Un par de kilómetros más adelante, un animal se nos cruzó. Era de una estatura mediana y, según lo que habíamos estudiado, era un perro. Parecía inofensivo, así que uno del grupo se acercó a él y le tocó con los guantes. Como no ocurrió nada, bajamos la guardia, pero en cuanto el chico se quitó el guante para tocarle mejor, se le hinchó la mano y se le empezó a cubrir de ampollas. Con los gritos del dolor espantó al perro, pero la reacción le empezaba a cubrir el cuerpo entero. Una compañera le pinchó una jeringuilla, pero no hacía efecto. Ya era demasiado tarde.

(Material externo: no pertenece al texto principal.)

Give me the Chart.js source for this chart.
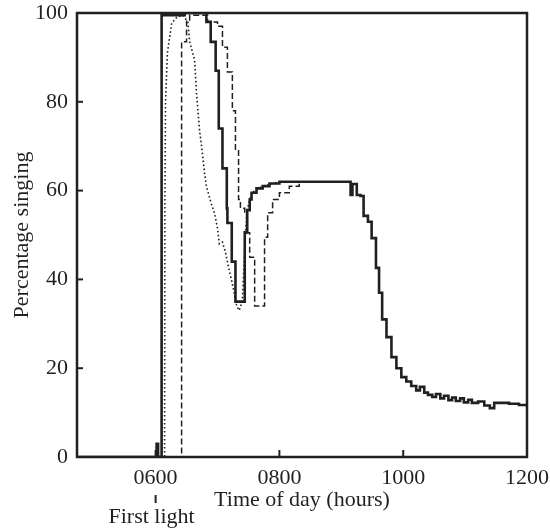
<!DOCTYPE html>
<html>
<head>
<meta charset="utf-8">
<script src="https://cdn.jsdelivr.net/npm/chart.js@4.4.1/dist/chart.umd.min.js"></script>
<style>
  html, body { margin: 0; padding: 0; background: #fff; }
  canvas { display: block; }
</style>
</head>
<body>
<canvas id="monGraphique" width="550" height="528"></canvas>
<script>
// heures (6.0 = 0600) et pourcentages
const solidX = [4.73, 6.016, 6.04, 6.097, 6.47, 6.82, 6.89, 6.97, 7.02, 7.08, 7.15, 7.16, 7.23, 7.29, 7.44, 7.48, 7.52, 7.55, 7.63, 7.73, 7.84, 8.0,
  9.15, 9.18, 9.25, 9.31, 9.36, 9.43, 9.49, 9.56, 9.61, 9.66, 9.73, 9.81, 9.89, 9.97, 10.05, 10.13, 10.21, 10.27, 10.34, 10.40, 10.47, 10.53,
  10.60, 10.66, 10.73, 10.79, 10.85, 10.92, 10.98, 11.05, 11.11, 11.21, 11.31, 11.40, 11.47, 11.71, 11.87, 12.0];
const solidY = [0, 3, 0, 99.5, 100, 98, 93.5, 87, 74, 65, 56, 52.7, 44, 35, 50.6, 55.6, 58, 59.5, 60.5, 61, 61.6, 62,
  59, 61.5, 59, 58.8, 54.3, 53, 49.3, 42.6, 37, 31, 27, 22.5, 20, 18, 17, 16, 15, 15.8, 14.5, 14, 13.5, 14.2,
  13.2, 13.8, 12.8, 13.4, 12.6, 13.2, 12.3, 12.9, 12.2, 12.5, 11.6, 11.0, 12.2, 12.0, 11.7, 11.3];

const dottedX = [4.73, 6.145, 6.15, 6.16, 6.19, 6.26, 6.34, 6.44, 6.52, 6.55, 6.63, 6.66, 6.71, 6.76, 6.79, 6.82, 6.90, 6.95, 7.0, 7.03,
  7.08, 7.13, 7.19, 7.24, 7.31, 7.35, 7.40, 7.45, 7.48, 7.55, 7.73, 8.0, 8.5];
const dottedY = [0, 0, 57, 80, 91, 97.7, 99, 99.5, 98, 93.5, 89.4, 82, 73.6, 68, 64, 61, 57, 55, 51.5, 48,
  48.4, 46, 42, 39, 34, 33, 35, 50, 55.6, 59.5, 61, 62, 62];

const dashedX = [4.73, 6.42, 6.50, 6.55, 6.84, 7.0, 7.08, 7.16, 7.24, 7.29, 7.34, 7.37, 7.44, 7.47, 7.52, 7.60, 7.76, 7.81, 7.89, 8.0, 8.16, 8.32, 8.6];
const dashedY = [0, 93.5, 98.4, 99.5, 98, 97, 92.3, 86.7, 78, 69, 58, 56, 55, 50.5, 45, 34, 49.5, 55, 58, 59.5, 61, 62, 62];

const tickHours = [6, 8, 10, 12];
const tickLabels = ['0600', '0800', '1000', '1200'];
const yTicks = [20, 40, 60, 80];
const firstLight = 6;

const police = '"Liberation Serif", "Times New Roman", serif';
const encre = '#231f20';

const pts = (xs, ys) => xs.map((x, i) => ({ x: x, y: ys[i] }));

const cadre = {
  id: 'cadre',
  afterDatasetsDraw(chart) {
    const { ctx, chartArea: a, scales: { x, y } } = chart;
    const trait = (x1, y1, x2, y2) => { ctx.beginPath(); ctx.moveTo(x1, y1); ctx.lineTo(x2, y2); ctx.stroke(); };
    ctx.save();
    ctx.strokeStyle = encre;
    ctx.lineWidth = 2.5;
    ctx.strokeRect(a.left, a.top, a.right - a.left, a.bottom - a.top);
    ctx.lineWidth = 2;
    yTicks.forEach(v => { const py = y.getPixelForValue(v); trait(a.left, py, a.left + 6, py); });
    tickHours.forEach(h => { const px = x.getPixelForValue(h); trait(px, a.bottom, px, a.bottom - 7); });
    // premiere lumiere
    const fx = x.getPixelForValue(firstLight);
    trait(fx, a.bottom + 38, fx, a.bottom + 46);
    ctx.fillStyle = encre;
    ctx.font = '22px ' + police;
    ctx.textAlign = 'center';
    ctx.textBaseline = 'middle';
    ctx.fillText('First light', fx - 4, a.bottom + 60);
    ctx.restore();
  }
};

const ctx = document.getElementById('monGraphique').getContext('2d');

new Chart(ctx, {
  type: 'line',
  data: {
    datasets: [
      {
        label: 'solid',
        data: pts(solidX, solidY),
        borderColor: encre,
        borderWidth: 2.6,
        stepped: 'before',
        pointRadius: 0,
        fill: false,
        order: 0
      },
      {
        label: 'dashed',
        data: pts(dashedX, dashedY),
        borderColor: encre,
        borderWidth: 1.5,
        borderDash: [6, 3],
        stepped: 'before',
        pointRadius: 0,
        fill: false,
        order: 1
      },
      {
        label: 'dotted',
        data: pts(dottedX, dottedY),
        borderColor: encre,
        borderWidth: 1.6,
        borderDash: [1.6, 2.4],
        pointRadius: 0,
        fill: false,
        order: 2
      }
    ]
  },
  options: {
    responsive: false,
    animation: false,
    devicePixelRatio: 1,
    layout: { padding: { left: 0, right: 23, top: 13, bottom: 0 } },
    plugins: { legend: { display: false }, tooltip: { enabled: false } },
    scales: {
      x: {
        type: 'linear',
        min: 4.73,
        max: 12,
        grid: { display: false },
        border: { display: false },
        afterBuildTicks: scale => { scale.ticks = tickHours.map(v => ({ value: v })); },
        afterFit: scale => { scale.height = 71; scale.paddingLeft = 0; scale.paddingRight = 0; },
        ticks: {
          autoSkip: false,
          maxRotation: 0,
          padding: 0,
          color: encre,
          font: { family: police, size: 22 },
          callback: v => tickLabels[tickHours.indexOf(v)]
        },
        title: {
          display: true,
          text: 'Time of day (hours)',
          color: encre,
          font: { family: police, size: 22 },
          padding: { top: 0, bottom: 15 }
        }
      },
      y: {
        min: 0,
        max: 100,
        grid: { display: false },
        border: { display: false },
        afterFit: scale => { scale.width = 77; scale.paddingTop = 0; scale.paddingBottom = 0; },
        ticks: {
          stepSize: 20,
          padding: 1,
          color: encre,
          font: { family: police, size: 22 }
        },
        title: {
          display: true,
          text: 'Percentage singing',
          color: encre,
          font: { family: police, size: 22 },
          padding: { top: 9, bottom: 0 }
        }
      }
    }
  },
  plugins: [cadre]
});
</script>
</body>
</html>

Me empezaba a agobiar. No llevábamos ni medio día y habían muerto dos de mis compañeros. Lo peor es que no me sabía ni sus nombres. En la Academia no nos dejaban revelar nuestras identidades y así había sido. Pero eso iba a acabar porque, total, ya no estábamos bajo tierra.

Nos paramos a hablar y me enteré de que los otros dos se llamaban Gadea y Rómulo. Yo me llamaba Frigg, como la diosa del amor y el hogar en la mitología nórdica, porque mi madre siempre quiso que esos dioses fueran reales y nos ayudasen a sobrevivir. Después de un tiempo de descanso, continuamos.

Llegamos al búnker de alimentos después de cuatro horas. Lo aterrador fue al abrir la puerta, que salió disparada una flecha contra el pecho de Rómulo. Cada vez iba todo peor. No podíamos salvarle. El corazón ya no le latía.

Gadea y yo cogimos los drones que llevábamos a la espalda para cargar los alimentos. Cuando estuvo todo listo, ella se comió algo de las latas que había, y luego salimos otra vez, para volver a casa.

Por el camino Gadea iba perdiendo su color rosado. Estaba mareada y le costaba andar. Vomitó. Seguimos andando. Volvió a vomitar. Se estaba poniendo el sol y teníamos que volver. No quería saber qué había bajo tierra y… Pero, ya era demasiado tarde. Un ruido me dejó muda y de unos arbustos aparecieron otro tipo de perros pero más grandes. Tenían ojos sanguinarios y se nos acercaban con los dientes afilados.

Hice lo posible por ayudar a Gadea, pero me dijo que ya era demasiado tarde para ella. Me suplicó que la dejase y me salvara.

Corrí. Corrí los más rápido que mis piernas me dejaban, pero los perros iban más rápido y me empezaban a alcanzar. Cuando bajé en dirección al subsuelo gané segundos de ventaja. Llegaba a la puerta. La tenía casi delante. Oía los ladridos detrás y me salían las lágrimas por los ojos. No lo iba a conseguir…

Me quedé a las puertas de mi hogar, de mi vida. Y todo porque, ¿qué había hecho el ser humano? Nacer para morir.